To some sectors of the public, it was unclear how much Swift was really in the dark about the sales of these recordings, but behind the scenes she was just searching for a way to get them back. “The molecular chemistry of that old label was that every creative choice I wanted to make was second-guessed,” she said of the six records she released on the label. “I was really overthinking these albums.”
Feeling backed into a corner once again, she landed on the idea of re-recording those studio records to regain the control she had lost and largely devalue the original recordings. The (Taylor’s Version) recordings of Fearless, Speak Now, Red, 1989, and soon Reputation turned what was already a musical goldmine into a diamond jackpot. She might have been unfamiliar with how to navigate the court of public spectacle, but she knew how to play the music game all too well.
After the 2009 VMAs, she remembered, “I realized every record label was actively working to try to replace me. I thought instead, I’d replace myself first with a new me. It’s harder to hit a moving target.” She hasn’t stopped moving since, really, apart from that stint away from the public eye to recover from what she described at the time as a “character assassination.” Now, she has no interest in disappearing just because someone has tried to chase her away.
“Life is short. Have adventures. I locking myself away in my house for a lot of years—I’ll never get that time back. I’m more trusting now than I was six years ago,” Swift shared. And as for the people who stood in the way of her getting to this moment, she isn’t too concerned about that, either. “I’ve also learned there’s no point in actively trying to quote unquote defeat your enemies,” she says, echoing the ethos of “Long Story Short,” from 2020’s Evermore. “Trash takes itself out every single time.”

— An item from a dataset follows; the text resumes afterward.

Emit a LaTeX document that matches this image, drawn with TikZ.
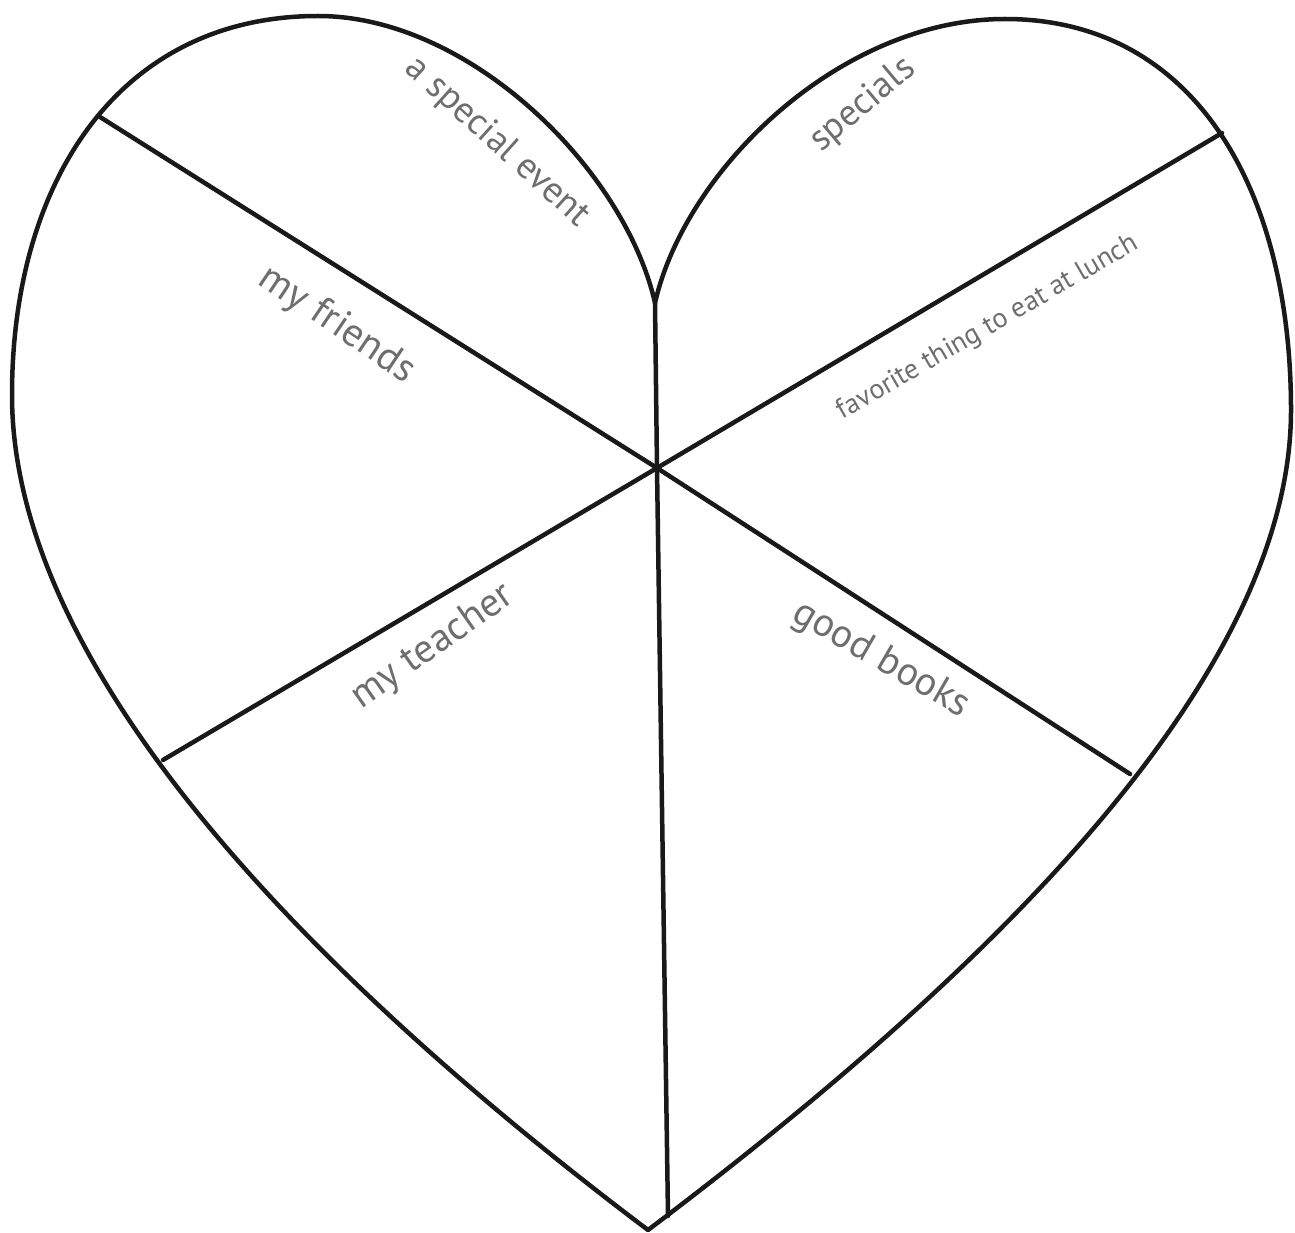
\documentclass[tikz,border=0pt]{standalone}
\usepackage{fontspec}
\setmainfont{PT Sans}
\definecolor{labelgray}{RGB}{110,110,110}
\definecolor{inkline}{RGB}{25,25,25}
\begin{document}
\begin{tikzpicture}[x=1pt,y=-1pt,
  outline/.style={draw=inkline,line width=4.5pt,line join=round,line cap=round},
  divider/.style={draw=inkline,line width=4.5pt,line cap=round},
  lbl/.style={text=labelgray,inner sep=0pt,font=\fontsize{40}{40}\selectfont},
  midlbl/.style={text=labelgray,inner sep=0pt,font=\fontsize{37}{37}\selectfont},
  smalllbl/.style={text=labelgray,inner sep=0pt,font=\fontsize{28}{28}\selectfont}]
\useasboundingbox (0,0) rectangle (1295,1233);
% key points
\coordinate (cusp) at (655,303);
\coordinate (bottom) at (648,1230);
\coordinate (ltop) at (318,16);
\coordinate (lside) at (12,395);
\coordinate (rtop) at (1005,19);
\coordinate (rside) at (1291,410);
\coordinate (O) at (657,468);
\coordinate (e1) at (100,117);
\coordinate (e2) at (1222,133);
\coordinate (e3) at (163,760);
\coordinate (e4) at (1130,774);
\coordinate (e5) at (668,1216);
% heart
\path[outline] (cusp) .. controls (625,170) and (470,16) .. (ltop)
  .. controls (120,16) and (12,180) .. (lside)
  .. controls (12,660) and (290,960) .. (bottom)
  .. controls (1006,960) and (1291,670) .. (rside)
  .. controls (1291,190) and (1195,19) .. (rtop)
  .. controls (840,19) and (685,170) .. (cusp);
% dividers
\draw[divider] (e1) -- (O) -- (e2);
\draw[divider] (e3) -- (O) -- (e4);
\draw[divider] (cusp) -- (O) -- (e5);
% labels
\node[midlbl,rotate=-42] (t1) at (497,142) {a special event};
\node[midlbl,rotate=40] (t2) at (863,105) {specials};
\node[lbl,rotate=-34] (t3) at (337,325) {my friends};
\node[smalllbl,rotate=30] (t4) at (988,328) {favorite thing to eat at lunch};
\node[lbl,rotate=35] (t5) at (433,647) {my teacher};
\node[lbl,rotate=-30] (t6) at (881,660) {good books};
\end{tikzpicture}
\end{document}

Now with the past firmly where it belongs, Swift has used her pain to fuel her success with the massive Eras tour and subsequent concert film she released earlier this summer. She’s learned how to shut out any distractions and keep her eye on the prize. Her fans “had to work really hard to get the tickets,” she said. “I wanted to play a show that was longer than they ever thought it would be, because that makes me feel good leaving the stadium.”
In order to do so, Swift said she began physically training for the show six months before it started. “Every day I would run on the treadmill, singing the entire set list out loud,” she said. “Fast for fast songs, and a jog or a fast walk for slow songs. Then I had three months of dance training, because I wanted to get it in my bones,” she added. “I wanted to be so over-rehearsed that I could be silly with the fans, and not lose my train of thought.”
At the end of the day, Swift said it all goes back to one thing: keeping her fans happy. “I know I’m going on that stage whether I’m sick, injured, heartbroken, uncomfortable, or stressed,” she said. “That’s part of my identity as a human being now. If someone buys a ticket to my show, I’m going to play it unless we have some sort of force majeure.”